Problem statement: Quote the listing below in its entirety, omitting every image.

--- --- ---

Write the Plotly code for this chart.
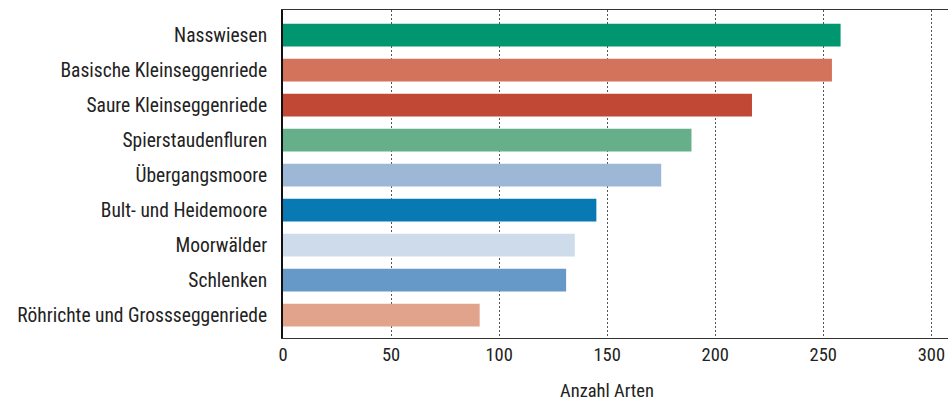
import plotly.graph_objects as go

categories = ["Röhrichte und Grossseggenriede", "Schlenken", "Moorwälder",
              "Bult- und Heidemoore", "Übergangsmoore", "Spierstaudenfluren",
              "Saure Kleinseggenriede", "Basische Kleinseggenriede", "Nasswiesen"]
values = [91, 131, 135, 145, 175, 189, 217, 254, 258]
colors = ["#E2A38D", "#6699C7", "#CDDBEA", "#0879B3", "#9CB8D6", "#65AF8B",
          "#C14835", "#D4735B", "#009670"]
x_ticks = [0, 50, 100, 150, 200, 250, 300]
x_title = "Anzahl Arten"

FONT = "Roboto Condensed, Arial Narrow, sans-serif"

fig = go.Figure(go.Bar(
    x=values, y=categories, orientation="h",
    marker=dict(color=colors, line=dict(width=0)),
    width=0.65,
))

fig.update_layout(
    width=948, height=401,
    margin=dict(l=283, r=0, t=10, b=63),
    paper_bgcolor="white", plot_bgcolor="white",
    font=dict(family=FONT, size=18.5, color="#222"),
    showlegend=False,
    xaxis=dict(
        range=[0, 307.7], tickvals=x_ticks, ticktext=[str(t) for t in x_ticks],
        showgrid=True, gridcolor="#555", gridwidth=1, griddash="2px,2px",
        showline=True, linecolor="#333", linewidth=1, mirror=True,
        zeroline=False, ticks="", automargin=False,
        tickfont=dict(family=FONT, size=18.5, color="#222"),
    ),
    yaxis=dict(
        range=[-0.65, 8.72], showgrid=False, zeroline=False,
        showline=True, linecolor="#111", linewidth=2,
        ticks="outside", ticklen=10, tickcolor="rgba(0,0,0,0)",
        automargin=False,
        tickfont=dict(family=FONT, size=19.5, color="#222"),
    ),
    annotations=[dict(
        text=x_title, xref="x", yref="paper", x=150, y=0,
        yshift=-53, showarrow=False, xanchor="center", yanchor="middle",
        font=dict(family=FONT, size=18.5, color="#222"),
    )],
)

fig.write_html(
    "out.html",
    config={"displayModeBar": False},
    post_script="document.body.style.margin='0';document.body.style.overflow='hidden';",
)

--- --- ---

Output for this task:
Write the Plotly code for this chart.
import plotly.graph_objects as go

categories = ["Röhrichte und Grossseggenriede", "Schlenken", "Moorwälder",
              "Bult- und Heidemoore", "Übergangsmoore", "Spierstaudenfluren",
              "Saure Kleinseggenriede", "Basische Kleinseggenriede", "Nasswiesen"]
values = [91, 131, 135, 145, 175, 189, 217, 254, 258]
colors = ["#E2A38D", "#6699C7", "#CDDBEA", "#0879B3", "#9CB8D6", "#65AF8B",
          "#C14835", "#D4735B", "#009670"]
x_ticks = [0, 50, 100, 150, 200, 250, 300]
x_title = "Anzahl Arten"

FONT = "Roboto Condensed, Arial Narrow, sans-serif"

fig = go.Figure(go.Bar(
    x=values, y=categories, orientation="h",
    marker=dict(color=colors, line=dict(width=0)),
    width=0.65,
))

fig.update_layout(
    width=948, height=401,
    margin=dict(l=283, r=0, t=10, b=63),
    paper_bgcolor="white", plot_bgcolor="white",
    font=dict(family=FONT, size=18.5, color="#222"),
    showlegend=False,
    xaxis=dict(
        range=[0, 307.7], tickvals=x_ticks, ticktext=[str(t) for t in x_ticks],
        showgrid=True, gridcolor="#555", gridwidth=1, griddash="2px,2px",
        showline=True, linecolor="#333", linewidth=1, mirror=True,
        zeroline=False, ticks="", automargin=False,
        tickfont=dict(family=FONT, size=18.5, color="#222"),
    ),
    yaxis=dict(
        range=[-0.65, 8.72], showgrid=False, zeroline=False,
        showline=True, linecolor="#111", linewidth=2,
        ticks="outside", ticklen=10, tickcolor="rgba(0,0,0,0)",
        automargin=False,
        tickfont=dict(family=FONT, size=19.5, color="#222"),
    ),
    annotations=[dict(
        text=x_title, xref="x", yref="paper", x=150, y=0,
        yshift=-53, showarrow=False, xanchor="center", yanchor="middle",
        font=dict(family=FONT, size=18.5, color="#222"),
    )],
)

fig.write_html(
    "out.html",
    config={"displayModeBar": False},
    post_script="document.body.style.margin='0';document.body.style.overflow='hidden';",
)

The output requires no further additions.